Chinese President Xi Jinping called for the United States and China to better understand each other’s “strategic intentions”, asking for “a new model of major country relationship” with more understanding and less suspicion, AFP reports.
In the keynote speech in the Pacific coast commercial hub of Seattle on the first day of a state visit, Xi insisted that Beijing does not seek conflict despite stressed relations in a number of areas.
“We want to see more understanding and trust and less estrangement and suspicion,” he said.
“Should they enter into conflict and confrontation, it would lead to disaster for both countries and the world at large,” he said.
Ahead of talks with the Obama administration later this week on hot-button issues like China’s expanding presence in the South China Sea, cyber theft and human rights, Xi sought to assuage an audience of mostly businessmen and US state officials that China was a positive force in the global economy and was pushing forward with reforms based on rule of law and market principles.

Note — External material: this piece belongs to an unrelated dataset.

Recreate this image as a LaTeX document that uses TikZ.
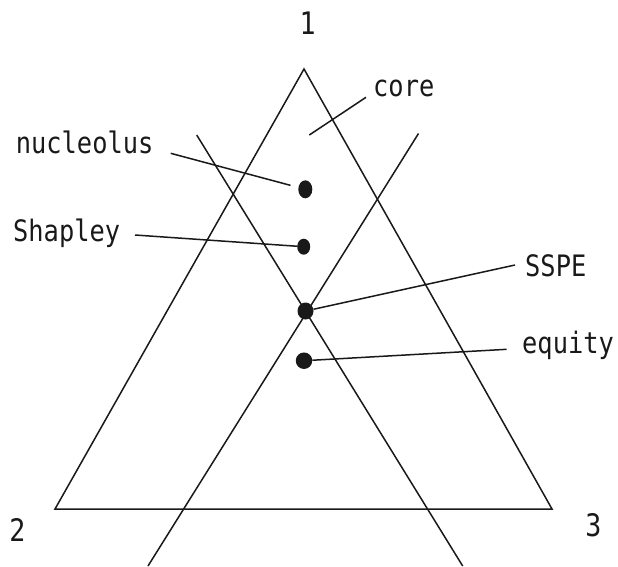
\documentclass[tikz,border=0pt]{standalone}
\usepackage{fontspec}
\usepackage{tikz}
\usetikzlibrary{shapes.geometric}
\newfontfamily\lblfont[FakeStretch=0.86]{DejaVu Sans Mono}
\definecolor{inkBlack}{RGB}{25,25,25}
\tikzset{
    edge/.style={line width=1.5pt, draw=inkBlack},
    pt/.style={ellipse, fill=inkBlack, inner sep=0pt},
    lbl/.style={font=\lblfont\fontsize{29.5}{31}\selectfont, text=inkBlack, inner sep=0pt, anchor=base west},
    corner/.style={font=\lblfont\fontsize{31}{33}\selectfont, text=inkBlack, inner sep=0pt, anchor=base}
}
\begin{document}
\begin{tikzpicture}[x=1pt, y=-1pt]
    \useasboundingbox (0,0) rectangle (618,566);
    % triangle
    \coordinate (P1) at (304,69);
    \coordinate (P2) at (55,509);
    \coordinate (P3) at (552,509);
    \draw[edge] (P1) -- (P2) -- (P3) -- cycle;
    \node[corner] (n1) at (307.7,34) {1};
    \node[corner] (n2) at (17.3,541.7) {2};
    \node[corner] (n3) at (593.3,536) {3};
    % the two crossing lines
    \coordinate (A1) at (196.7,135); \coordinate (A2) at (462.7,566);
    \coordinate (B1) at (418.5,133.5); \coordinate (B2) at (148,566);
    \draw[edge] (A1) -- (A2);
    \draw[edge] (B1) -- (B2);
    % points
    \node[pt, minimum width=14pt, minimum height=18pt] (nuc) at (305.3,189.3) {};
    \node[pt, minimum width=13pt, minimum height=16pt] (shp) at (303.7,246.7) {};
    \node[pt, minimum width=16pt, minimum height=17pt] (ssp) at (305.5,311) {};
    \node[pt, minimum width=16.5pt, minimum height=16.5pt] (equ) at (304,360.7) {};
    \coordinate (coretip) at (309.3,135);
    % labels and leaders
    \foreach \nm/\lab/\lx/\ly/\sx/\sy/\tg/\sh in {
        core/core/373/96.7/366/97.3/coretip/0,
        nucleolus/nucleolus/15.7/153.3/170.7/153.3/nuc/8,
        shapley/Shapley/13/241.7/135/235/shp/0,
        sspe/SSPE/525/276.7/515/265/ssp/0,
        equity/equity/522/353.3/506.7/349.3/equ/0} {
        \node[lbl] (\nm) at (\lx,\ly) {\lab};
        \coordinate (\nm-l) at (\sx,\sy);
        \draw[edge, shorten >=\sh pt] (\nm-l) -- (\tg);
    }
\end{tikzpicture}
\end{document}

He promised to treat US investors in China fairly and to fight against commercial cyber theft, a growing complaint against China by American businesses.
“We respect the international business norms of non-discrimination,” he told an audience that included the chief executives of some of the largest US businesses, including Boeing, Amazon, DuPont, IBM and Microsoft, all of whom have substantial business in China.
“We will address legitimate concerns of foreign investors in a timely fashion,” he said.
On the hacking issue, he said China itself is a victim and was ready to set up a “high-level” mechanism with the United States to discuss the problem.
“The Chinese government will not in whatever form engage in commercial theft or encourage or support such attempts by anyone.”
At the same time, he suggested that US threats to sanction Chinese officials over the alleged hacking were out of line, saying cyber theft was a crime that had to be prosecuted “in accordance with law.”
He also stressed that China’s economic downturn was temporary and that the government was on top of recent market turmoil.
‘No house of cards’
Xi said the Chinese people supported his anti-corruption campaign, which has touched every level of the government, Communist Party and military. The crackdown would continue and was not a product of factional struggles, he said.
“There is no power struggle in this. There is no House of Cards,” Xi said, drawing laughter from the audience with his reference to the popular US political drama.